Avancer à son rythme
En quelques semaines, Kevin et Jonathan s’attaquent à l’administratif et à la communication. Ils imaginent un logo, un site Internet, montent la société et protègent leur création. Et se mettent en quête de clients potentiels.
Fidèles à leurs valeurs, ils n’imaginent pas la 15A fleurir sur les étals de la grande distribution. Leurs premiers clients sont les clubs de tennis, cibles naturelles et premiers ambassadeurs de cette bière du tennis. En quelques semaines, la 15A trouve sa place à la buvette d’une vingtaine de clubs de la région de Liège, avec un succès immédiat : un petit club de trois courts en a vendu dix cartons en à peine un mois. La 15A plaît, et ce n’est que le début de l’histoire.

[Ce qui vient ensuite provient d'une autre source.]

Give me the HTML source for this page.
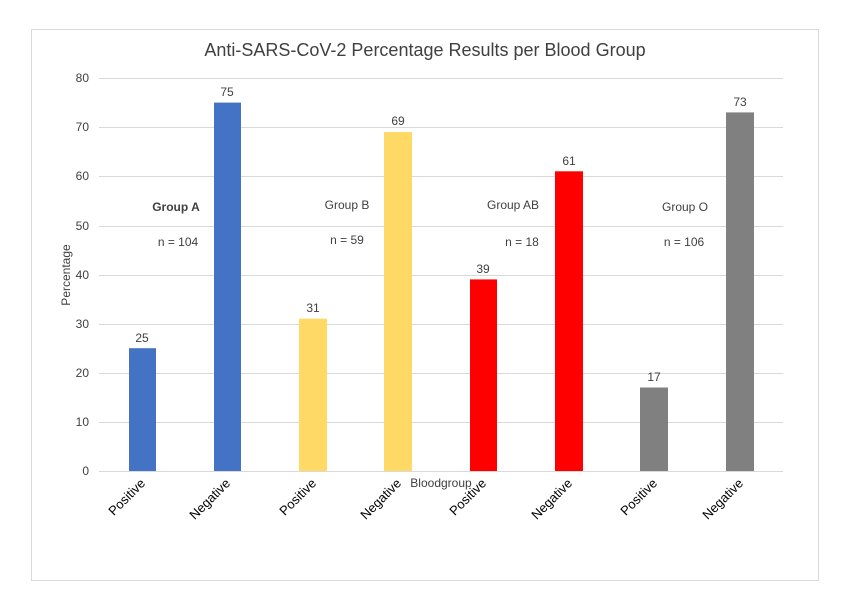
<!DOCTYPE html>
<html><head><meta charset="utf-8"><style>
html,body{margin:0;padding:0;background:#fff;}
svg{display:block;font-family:"Liberation Sans",sans-serif;}
</style></head><body>
<svg width="850" height="612" xmlns="http://www.w3.org/2000/svg">
<rect x="0" y="0" width="850" height="612" fill="#fff"/>
<rect x="31.5" y="29.5" width="787" height="551" fill="#fff" stroke="#d9d9d9"/>
<text x="425" y="56" text-anchor="middle" font-size="18" fill="#404040">Anti-SARS-CoV-2 Percentage Results per Blood Group</text>
<g stroke="#d9d9d9" stroke-width="1">
<line x1="99" x2="783" y1="78.5" y2="78.5"/>
<line x1="99" x2="783" y1="127.5" y2="127.5"/>
<line x1="99" x2="783" y1="176.5" y2="176.5"/>
<line x1="99" x2="783" y1="226.5" y2="226.5"/>
<line x1="99" x2="783" y1="275.5" y2="275.5"/>
<line x1="99" x2="783" y1="324.5" y2="324.5"/>
<line x1="99" x2="783" y1="373.5" y2="373.5"/>
<line x1="99" x2="783" y1="422.5" y2="422.5"/>
</g>
<g font-size="12" fill="#404040" text-anchor="end">
<text x="89" y="82">80</text><text x="89" y="131">70</text><text x="89" y="180">60</text>
<text x="89" y="230">50</text><text x="89" y="279">40</text><text x="89" y="328">30</text>
<text x="89" y="377">20</text><text x="89" y="426">10</text><text x="89" y="475">0</text>
</g>
<text transform="translate(70,275) rotate(-90)" text-anchor="middle" font-size="12" fill="#404040">Percentage</text>
<rect x="129" y="348.2" width="27" height="122.8" fill="#4472c4"/>
<rect x="214" y="102.6" width="27" height="368.4" fill="#4472c4"/>
<rect x="299" y="318.7" width="28" height="152.3" fill="#ffd966"/>
<rect x="384" y="132" width="28" height="339" fill="#ffd966"/>
<rect x="470" y="279.4" width="27" height="191.6" fill="#ff0000"/>
<rect x="555" y="171.3" width="28" height="299.7" fill="#ff0000"/>
<rect x="640" y="387.5" width="28" height="83.5" fill="#808080"/>
<rect x="726" y="112.4" width="28" height="358.6" fill="#808080"/>
<line x1="99" x2="783" y1="471.5" y2="471.5" stroke="#d9d9d9"/>
<g font-size="12" fill="#404040" text-anchor="middle">
<text x="142" y="342">25</text><text x="227" y="96">75</text>
<text x="313" y="312">31</text><text x="398" y="125">69</text>
<text x="483" y="273">39</text><text x="569" y="165">61</text>
<text x="654" y="381">17</text><text x="740" y="106">73</text>
<text x="176" y="211" font-weight="bold">Group A</text><text x="178" y="246">n = 104</text>
<text x="347" y="209">Group B</text><text x="347" y="244">n = 59</text>
<text x="513" y="209">Group AB</text><text x="522" y="246">n = 18</text>
<text x="685" y="211">Group O</text><text x="684" y="246">n = 106</text>
<text x="441" y="487">Bloodgroup</text>
</g>
<g font-size="13" fill="#000" text-anchor="end">
<text transform="translate(146,484) rotate(-45)">Positive</text>
<text transform="translate(231,484) rotate(-45)">Negative</text>
<text transform="translate(317,484) rotate(-45)">Positive</text>
<text transform="translate(402,484) rotate(-45)">Negative</text>
<text transform="translate(487,484) rotate(-45)">Positive</text>
<text transform="translate(573,484) rotate(-45)">Negative</text>
<text transform="translate(658,484) rotate(-45)">Positive</text>
<text transform="translate(744,484) rotate(-45)">Negative</text>
</g>
</svg>
</body></html>
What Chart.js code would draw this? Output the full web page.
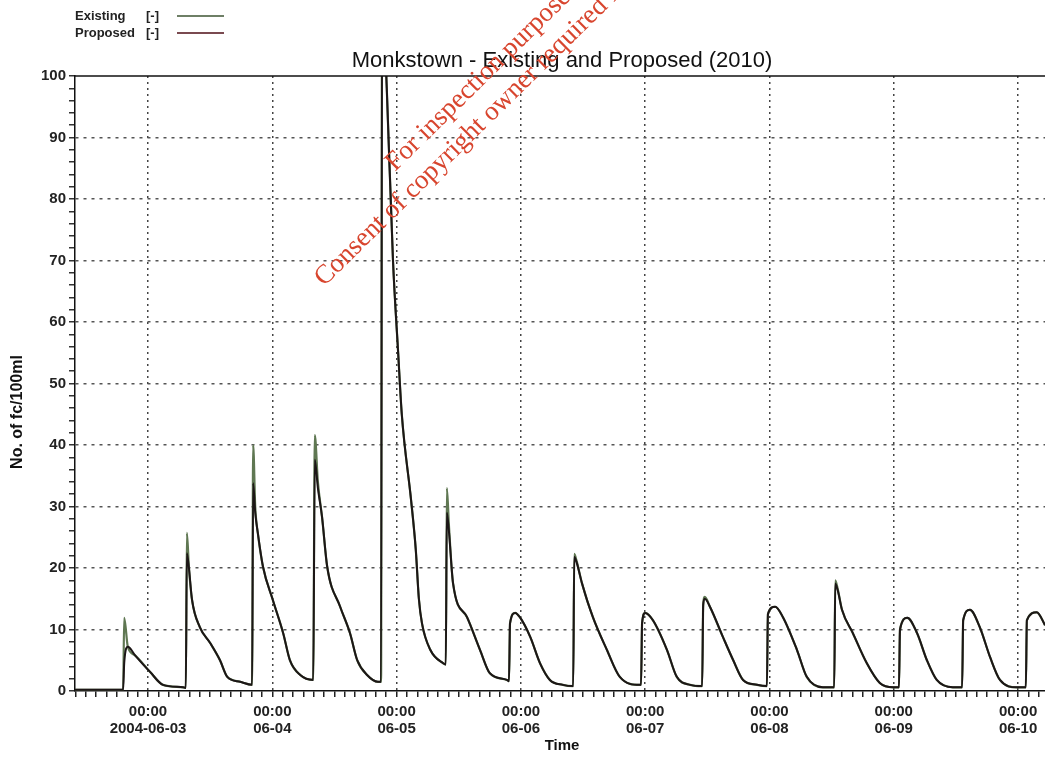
<!DOCTYPE html>
<html>
<head>
<meta charset="utf-8">
<script src="https://cdn.jsdelivr.net/npm/chart.js@4.4.1/dist/chart.umd.min.js"></script>
<style>
    body { margin: 0; background: #fff; }
    #wrap { position: relative; width: 1045px; height: 757px; }
    .leg { position: absolute; font: bold 13px "Liberation Sans", Arial, sans-serif; color: #222; }
    .sw { position: absolute; height: 2px; width: 47px; }
</style>
</head>
<body>
<div id="wrap">
    <canvas id="grafico"></canvas>
    <span class="leg" style="left:75px; top:8px;">Existing</span>
    <span class="leg" style="left:146px; top:8px;">[-]</span>
    <div class="sw" style="left:177px; top:15px; background:#6e7f66;"></div>
    <span class="leg" style="left:75px; top:25px;">Proposed</span>
    <span class="leg" style="left:146px; top:25px;">[-]</span>
    <div class="sw" style="left:177px; top:32px; background:#7a4a50;"></div>
</div>
<script>
// horas desde 2004-06-03 00:00
const horas = [
    -14.1, -4.8, -4.6, -3.9, -2.5, 0.4, 2.9, 6.8, 7.3,
    7.5, 7.9, 8.5, 10.0, 12.0, 13.9, 15.3, 17.8, 20.1,
    20.3, 20.7, 21.2, 22.2, 24.1, 26.1, 27.4, 29.4, 31.9,
    32.2, 32.8, 33.6, 34.6, 37.1, 39.0, 40.4, 42.3, 44.4, 45.0,
    45.2, 46.1, 47.3, 48.3, 49.0, 50.8, 51.7, 52.3, 52.9, 54.5, 57.0, 57.5,
    57.7, 58.1, 58.9, 61.6, 64.1, 66.0, 69.3, 69.7,
    69.9, 70.9, 71.8, 73.8, 75.7, 77.6, 80.1, 82.1,
    82.3, 82.8, 83.8, 85.9, 88.6, 91.1, 95.0, 95.2,
    95.4, 96.0, 97.5, 100.2, 102.1, 104.7, 107.0,
    107.2, 107.5, 108.5, 111.0, 113.0, 114.9, 117.6, 119.5,
    119.7, 121.1, 122.6, 125.3, 127.2, 130.3, 132.5,
    132.7, 133.2, 134.0, 136.1, 138.8, 141.3, 143.9, 145.0,
    145.2, 146.6, 148.5, 150.4, 152.3, 155.4, 157.2,
    157.4, 158.7, 160.6, 162.6, 164.5, 167.8, 169.5,
    169.7, 171.6, 173.2, 174.2
];

const existente = [
    0.2, 0.2, 11.9, 7.2, 5.8, 3.1, 1.0, 0.6, 0.5,
    25.7, 20.0, 14.8, 10.4, 7.8, 5.0, 2.3, 1.5, 1.0,
    40.0, 30.0, 25.7, 20.2, 14.8, 9.4, 5.0, 2.6, 1.8,
    41.6, 34.0, 28.3, 20.2, 13.7, 9.4, 5.0, 2.6, 1.5, 1.5,
    115, 98, 70, 55, 45, 31, 23, 15, 11, 6.7, 4.5, 4.3,
    33.0, 27.0, 17.5, 12.0, 6.7, 2.9, 1.8, 1.6,
    11.0, 12.7, 12.0, 8.8, 4.5, 1.8, 1.0, 0.8,
    22.3, 21.0, 17.5, 12.0, 6.7, 2.3, 1.0, 1.0,
    11.0, 12.7, 11.5, 6.7, 2.3, 1.0, 0.8,
    14.0, 15.3, 13.7, 8.8, 5.0, 1.8, 1.0, 0.8,
    12.5, 13.7, 12.0, 6.7, 2.3, 0.6, 0.6,
    18.0, 16.5, 13.2, 9.4, 4.5, 1.3, 0.6, 0.6,
    10.0, 11.9, 9.4, 5.0, 1.8, 0.6, 0.6,
    11.5, 13.2, 10.4, 5.5, 1.8, 0.6, 0.6,
    11.5, 12.8, 10.7, 9.0
];

const propuesto = [
    0.2, 0.2, 4.5, 7.2, 5.8, 3.1, 1.0, 0.6, 0.5,
    22.4, 20.0, 14.8, 10.4, 7.8, 5.0, 2.3, 1.5, 1.0,
    33.8, 29.0, 25.7, 20.2, 14.8, 9.4, 5.0, 2.6, 1.8,
    37.6, 33.0, 28.3, 20.2, 13.7, 9.4, 5.0, 2.6, 1.5, 1.5,
    115, 98, 70, 55, 45, 31, 23, 15, 11, 6.7, 4.5, 4.3,
    29.0, 26.0, 17.5, 12.0, 6.7, 2.9, 1.8, 1.6,
    11.0, 12.7, 12.0, 8.8, 4.5, 1.8, 1.0, 0.8,
    21.8, 20.8, 17.5, 12.0, 6.7, 2.3, 1.0, 1.0,
    11.0, 12.7, 11.5, 6.7, 2.3, 1.0, 0.8,
    14.0, 15.0, 13.7, 8.8, 5.0, 1.8, 1.0, 0.8,
    12.5, 13.7, 12.0, 6.7, 2.3, 0.6, 0.6,
    17.5, 16.3, 13.2, 9.4, 4.5, 1.3, 0.6, 0.6,
    10.0, 11.9, 9.4, 5.0, 1.8, 0.6, 0.6,
    11.5, 13.2, 10.4, 5.5, 1.8, 0.6, 0.6,
    11.5, 12.8, 10.7, 9.0
];

const etiquetasDias = ['2004-06-03', '06-04', '06-05', '06-06', '06-07', '06-08', '06-09', '06-10'];
const tituloGrafico = 'Monkstown - Existing and Proposed (2010)';
const tituloY = 'No. of fc/100ml';
const tituloX = 'Time';
const marcaAgua = ['For inspection purposes only.', 'Consent of copyright owner required for any other use.'];

const fuente = '"Liberation Sans", Arial, sans-serif';

// ticks cada 2 horas en X y cada 2 unidades en Y
const ticksX = [];
for (let h = -14; h <= 172; h += 2) ticksX.push(h);
const ticksY = [];
for (let v = 0; v <= 100; v += 2) ticksY.push(v);

function puntos(serie) {
    return horas.map((h, i) => ({ x: h, y: serie[i] }));
}

const decoraciones = {
    id: 'decoraciones',
    afterDraw(chart) {
        const c = chart.ctx;
        const a = chart.chartArea;
        c.save();
        // borde superior
        c.strokeStyle = '#111';
        c.lineWidth = 1.5;
        c.beginPath();
        c.moveTo(a.left, a.top);
        c.lineTo(a.right, a.top);
        c.stroke();

        c.fillStyle = '#111';
        c.textAlign = 'center';
        c.textBaseline = 'middle';
        c.font = '22px ' + fuente;
        c.fillText(tituloGrafico, 562, 61);

        c.font = 'bold 15px ' + fuente;
        c.fillText(tituloX, 562, 746);

        c.save();
        c.translate(18, 412);
        c.rotate(-Math.PI / 2);
        c.font = 'bold 16px ' + fuente;
        c.fillText(tituloY, 0, 0);
        c.restore();

        // marca de agua
        c.fillStyle = '#d8452e';
        c.textAlign = 'left';
        c.textBaseline = 'alphabetic';
        c.font = '27px "Liberation Serif", "Times New Roman", serif';
        const ang = -44.5 * Math.PI / 180;
        c.save();
        c.translate(395, 172);
        c.rotate(ang);
        c.fillText(marcaAgua[0], 0, 0);
        c.restore();
        c.save();
        c.translate(324, 287);
        c.rotate(ang);
        c.fillText(marcaAgua[1], 0, 0);
        c.restore();
        c.restore();
    }
};

const ctx = document.getElementById('grafico').getContext('2d');
const myChart = new Chart(ctx, {
    type: 'line',
    data: {
        datasets: [
            {
                label: 'Existing [-]',
                data: puntos(existente),
                borderColor: '#5f7752',
                borderWidth: 2.2,
                pointRadius: 0,
                order: 2,
                cubicInterpolationMode: 'monotone'
            },
            {
                label: 'Proposed [-]',
                data: puntos(propuesto),
                borderColor: '#1c1616',
                borderWidth: 2,
                pointRadius: 0,
                order: 1,
                cubicInterpolationMode: 'monotone'
            }
        ]
    },
    options: {
        responsive: true,
        maintainAspectRatio: false,
        animation: false,
        layout: { padding: { top: 76, right: 0, left: 0, bottom: 0 } },
        plugins: {
            legend: { display: false },
            title: { display: false },
            tooltip: { enabled: false }
        },
        scales: {
            x: {
                type: 'linear',
                min: -14.1,
                max: 173.2,
                afterBuildTicks: axis => { axis.ticks = ticksX.map(v => ({ value: v })); },
                afterFit: axis => { axis.height = 66; },
                ticks: {
                    autoSkip: false,
                    maxRotation: 0,
                    padding: 6,
                    color: '#222',
                    font: { family: fuente, size: 15, weight: 'bold', lineHeight: 1.13 },
                    callback: v => {
                        if (v % 24 !== 0) return '';
                        const d = v / 24;
                        return (d >= 0 && d < etiquetasDias.length) ? ['00:00', etiquetasDias[d]] : '';
                    }
                },
                grid: {
                    color: c => (c.tick && c.tick.value % 24 === 0) ? '#444' : 'rgba(0,0,0,0)',
                    lineWidth: 1.5,
                    tickColor: '#222',
                    tickLength: 6,
                    tickBorderDash: []
                },
                border: { display: true, color: '#111', width: 1.5, dash: [2, 4] }
            },
            y: {
                min: 0,
                max: 100,
                afterBuildTicks: axis => { axis.ticks = ticksY.map(v => ({ value: v })); },
                afterFit: axis => { axis.width = 75; },
                ticks: {
                    autoSkip: false,
                    padding: 3,
                    color: '#222',
                    font: { family: fuente, size: 15, weight: 'bold' },
                    callback: v => (v % 10 === 0 ? v : '')
                },
                grid: {
                    color: c => (c.tick && c.tick.value % 10 === 0 && c.tick.value !== 0 && c.tick.value !== 100) ? '#555' : 'rgba(0,0,0,0)',
                    lineWidth: 1.5,
                    tickColor: '#333',
                    tickLength: 6,
                    tickBorderDash: []
                },
                border: { display: true, color: '#111', width: 1.5, dash: [3, 5] }
            }
        }
    },
    plugins: [decoraciones]
});
</script>
</body>
</html>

À la faveur d’un partenariat avec l’Association francophone de tennis en province de Liège, la petite société devrait trouver de nouveaux clubs partenaires, clubs comme tournois. Avec comme objectif à moyen terme de devenir la bière officielle du tennis belge. Mais Kevin et Jonathan se gardent bien de brûler les étapes. Leur jeune structure n’a pas encore les épaules pour assurer une distribution d’envergure même si le marché français est également dans leur viseur. Pour l’heure, l’aventure doit rester un plaisir.
Un plaisir bientôt décliné avec deux nouvelles bouteilles dans les cartons. D’abord la 30A, une bière triple qui ne déplairait pas à Benoît Paire, puis une autre, fruitée, dont le nom reste encore à trouver (vos idées sont les bienvenues). Et dès juillet, la bière du tennis lancera sur son Facebook un concours pour permettre à ses abonnés de remporter une caisse.
À ce qu’on dit, l’été sera chaud. Ne passez pas à côté de l’occasion de vous rafraîchir.